Randall Kozlowski stole nearly $400,000 from his church, a crime that could have put him in prison for 15 years.

Instead, a judge Thursday sent him to a local jail cell for no more than a year and ordered him to repay about 15 percent of what he took.

A tearful Kozlowski, 49, told State Supreme Court Justice John L. Michalski he was "very sorry" that, because of his "gambling addiction," he took the money while he kept the books for Our Lady Help of Christians Catholic Church in Cheektowaga.

Kozlowski's lawyers turned over a bank check for $10,000 to begin the court-ordered restitution.
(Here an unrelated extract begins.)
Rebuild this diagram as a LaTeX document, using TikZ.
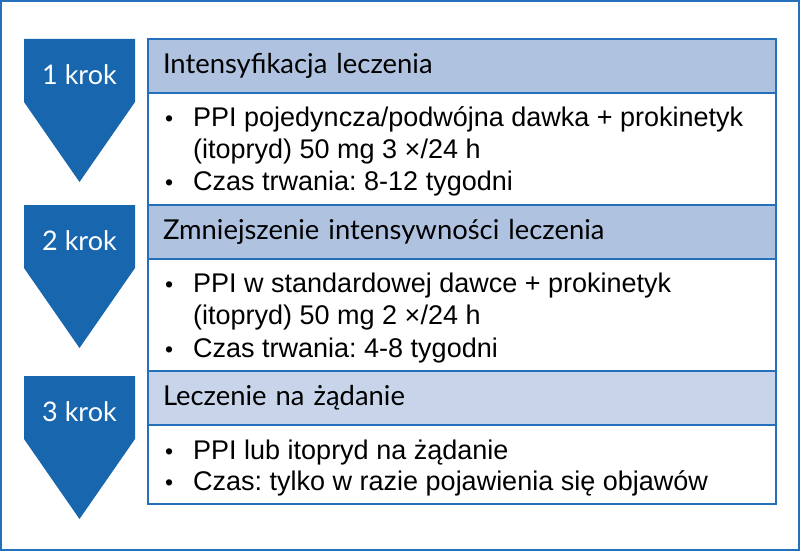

Michalski ordered Kozlowski, the church's former business manager, to pay $400 a month for the next 120 months, the amount that John C. Doscher, chief of the Erie County district attorney's White-Collar Crime Bureau, sought.

Doscher said the total of $58,000 was the most prosecutors could expect to get back from the defendant.
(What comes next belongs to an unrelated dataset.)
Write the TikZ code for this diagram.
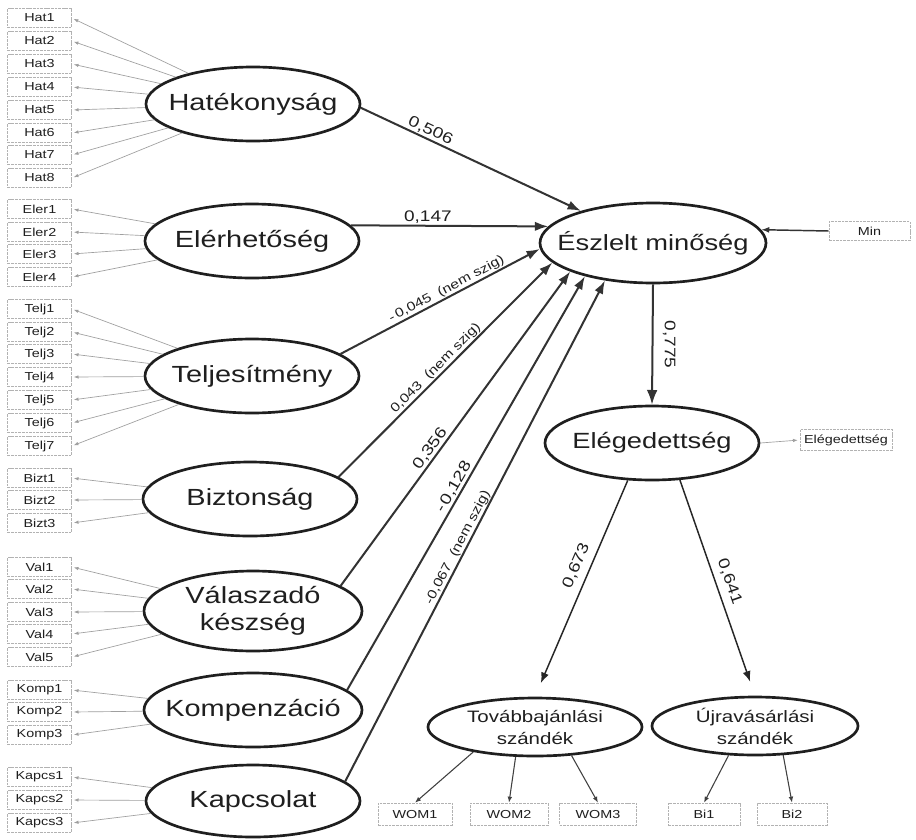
\documentclass[tikz,border=0pt]{standalone}
\usepackage{fontspec}
\setmainfont[FakeStretch=1.24]{Liberation Sans}
\usetikzlibrary{arrows.meta,shapes.geometric}
\begin{document}
\begin{tikzpicture}[x=0.75pt,y=-0.75pt,
  % latent constructs: arguments are the half axes in px
  lat/.style 2 args={ellipse, draw=black!88, line width=2pt, inner sep=0pt,
    minimum width=#1*1.5pt, minimum height=#2*1.5pt},
  lattxt/.style={inner sep=0pt, text=black!88, align=center,
    font=\fontsize{17.5}{20}\selectfont},
  righttxt/.style={inner sep=0pt, text=black!88, align=center,
    font=\fontsize{16.5}{19}\selectfont},
  smalltxt/.style={inner sep=0pt, text=black!88, align=center,
    font=\fontsize{12.4}{16.5}\selectfont},
  % observed indicators
  ind/.style={draw=gray!60, line width=0.5pt, dash pattern=on 2pt off 0.7pt,
    minimum width=#1*0.75pt, minimum height=19*0.75pt, inner sep=0pt,
    text=black!88, font=\fontsize{8.7}{10}\selectfont},
  ind/.default=64,
  % connectors
  loadl/.style={draw=gray!75, line width=0.5pt,
    -{Latex[length=3.5pt,width=2.6pt]}, shorten >=1.5pt},
  strpath/.style={draw=black!80, line width=1.5pt,
    -{Latex[length=10pt,width=7pt]}},
  botl/.style={draw=black!75, line width=0.8pt,
    -{Latex[length=4.5pt,width=3.5pt]}},
  lbl/.style={inner sep=1pt, text=black!88, font=\fontsize{11.5}{13}\selectfont},
  nslbl/.style={inner sep=0.5pt, text=black!88, font=\fontsize{9.5}{11}\selectfont},
]
\fill[white] (0,0) rectangle (916,839);
\useasboundingbox (0,0) rectangle (916,839);

% ---------- exogenous constructs ----------
\node[lat={107}{37}] (hat) at (253,104) {};
\node[lattxt] (hat-t) at (hat) {Hatékonyság};
\node[lat={107}{37}] (ele) at (252,241) {};
\node[lattxt] (ele-t) at (ele) {Elérhetőség};
\node[lat={107}{37}] (tel) at (252,376) {};
\node[lattxt] (tel-t) at (tel) {Teljesítmény};
\node[lat={107}{37}] (biz) at (250,499) {};
\node[lattxt] (biz-t) at (biz) {Biztonság};
\node[lat={109}{40}] (val) at (253,611) {};
\node[lattxt] (val-t) at (val) {Válaszadó\\készség};
\node[lat={109}{37}] (kom) at (253,710) {};
\node[lattxt] (kom-t) at (kom) {Kompenzáció};
\node[lat={107}{36}] (kap) at (253,801) {};
\node[lattxt] (kap-t) at (kap) {Kapcsolat};

% ---------- endogenous constructs ----------
\node[lat={113}{40}] (esz) at (653,243) {};
\node[righttxt] (esz-t) at (esz) {Észlelt minőség};
\node[lat={107}{37}] (eleg) at (652,443) {};
\node[righttxt] (eleg-t) at (eleg) {Elégedettség};
\node[lat={107}{29}] (tov) at (535,727) {};
\node[smalltxt] (tov-t) at (tov) {Továbbajánlási\\szándék};
\node[lat={103}{29}] (ujr) at (755,726) {};
\node[smalltxt] (ujr-t) at (ujr) {Újravásárlási\\szándék};

% ---------- indicators on the left ----------
\foreach \i/\y in {1/18,2/41,3/64,4/87,5/110,6/133,7/155,8/178}
  {\node[ind] (hat\i) at (39.5,\y) {Hat\i};
   \draw[loadl] (hat) -- (hat\i.east);}
\foreach \i/\y in {1/209,2/232,3/254,4/277}
  {\node[ind] (ele\i) at (39.5,\y) {Eler\i};
   \draw[loadl] (ele) -- (ele\i.east);}
\foreach \i/\y in {1/309,2/332,3/354,4/377,5/400,6/423,7/446}
  {\node[ind] (tel\i) at (39.5,\y) {Telj\i};
   \draw[loadl] (tel) -- (tel\i.east);}
\foreach \i/\y in {1/478,2/500,3/523}
  {\node[ind] (biz\i) at (39.5,\y) {Bizt\i};
   \draw[loadl] (biz) -- (biz\i.east);}
\foreach \i/\y in {1/567,2/589,3/612,4/634,5/657}
  {\node[ind] (val\i) at (39.5,\y) {Val\i};
   \draw[loadl] (val) -- (val\i.east);}
\foreach \i/\y in {1/690,2/712,3/735}
  {\node[ind] (kom\i) at (39.5,\y) {Komp\i};
   \draw[loadl] (kom) -- (kom\i.east);}
\foreach \i/\y in {1/777,2/800,3/823}
  {\node[ind] (kap\i) at (39.5,\y) {Kapcs\i};
   \draw[loadl] (kap) -- (kap\i.east);}

% ---------- indicators on the right and bottom ----------
\node[ind=81] (minb) at (869.5,231) {Min};
\node[ind=92, minimum height=21*0.75pt] (elegb) at (846,440) {Elégedettség};
\node[ind=74, minimum height=22*0.75pt] (wom1) at (415,814) {WOM1};
\node[ind=78, minimum height=22*0.75pt] (wom2) at (509,814) {WOM2};
\node[ind=77, minimum height=22*0.75pt] (wom3) at (598,814) {WOM3};
\node[ind=72, minimum height=22*0.75pt] (bi1) at (704,814) {Bi1};
\node[ind=70, minimum height=22*0.75pt] (bi2) at (792,814) {Bi2};

\draw[draw=black!80, line width=1.1pt, -{Latex[length=6pt,width=4.5pt]}]
  (minb.west) -- (esz.7);
\draw[loadl] (eleg.east) -- (elegb.west);

\draw[botl] (tov.202) -- (wom1.north);
\draw[botl] (tov.237) -- (wom2.north);
\draw[botl] (tov.322) -- (wom3.north);
\draw[botl] (ujr.228) -- (bi1.north);
\draw[botl] (ujr.314) -- (bi2.north);

% ---------- structural paths ----------
\draw[strpath] (hat.-2) -- node[lbl, sloped, above, pos=.3] (p1) {0,506} (esz.156);
\draw[strpath] (ele.9) -- node[lbl, above, pos=.39] (p2) {0,147} (esz.171);
\draw[strpath] (tel.14) -- node[nslbl, sloped, above, pos=.55] (p3) {-\,0,045\ \ (nem szig)} (esz.183);
\draw[strpath] (biz.14) -- node[nslbl, sloped, above, pos=.48] (p4) {0,043\ \ (nem szig)} (esz.191);
\draw[strpath] (val.16) -- node[lbl, sloped, above, pos=.42] (p5) {0,356} (esz.199);
\draw[strpath] (kom.12) -- node[lbl, sloped, above, pos=.48] (p6) {-\,0,128} (esz.206);
\draw[strpath] (kap.12) -- node[nslbl, sloped, above, pos=.46] (p7) {-0,067\ \ (nem szig)} (esz.218);

\draw[draw=black!80, line width=1.5pt, -{Latex[length=11pt,width=8pt]}]
  (esz.south) -- node[lbl, rotate=-90, anchor=south, inner sep=7pt, pos=.5] (p8) {0,775} (eleg.north);

\draw[draw=black!85, line width=1.1pt, -{Latex[length=8pt,width=6pt]}, shorten >=11pt]
  (eleg.237) -- node[lbl, sloped, above, inner sep=5pt, pos=.42] (p9) {0,673} (tov.north);
\draw[draw=black!85, line width=1.1pt, -{Latex[length=8pt,width=6pt]}, shorten >=11pt]
  (eleg.307) -- node[lbl, sloped, above, inner sep=5pt, pos=.49] (p10) {0,641} (ujr.north);
\end{tikzpicture}
\end{document}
The church will be reimbursed for the remaining money through its theft insurance.

Doscher unsuccessfully urged the judge to impose a "significant" state prison term after Kozlowski pleaded guilty April 4 to second- degree grand larceny.

The judge scheduled further proceedings next June 1 to check on the status of Kozlowski's repayments.

Doscher said that if Kozlowski was coming up short or reneging, he could face another year behind bars.

Kozlowski, of Fordham Avenue, Buffalo, was charged with stealing $378,484 in church funds between November 1998 and April 2007, when he was fired after a routine diocesan audit uncovered his thefts.

Doscher said church officials played no role in the prosecution of the case.

Doscher said Kozlowski, who has been held since January and is likely to be released from custody in about three months under the state's good-time sentencing provisions, routinely would write checks to himself to pay off gambling debts, confident that no one was was monitoring his control of parish finances.

The case was one of the five thefts totaling about $1.7 million from four local Catholic parishes and a Catholic school since 2004.

The Catholic Diocese of Buffalo has set up a panel of local business leaders to find ways to deal with the problem.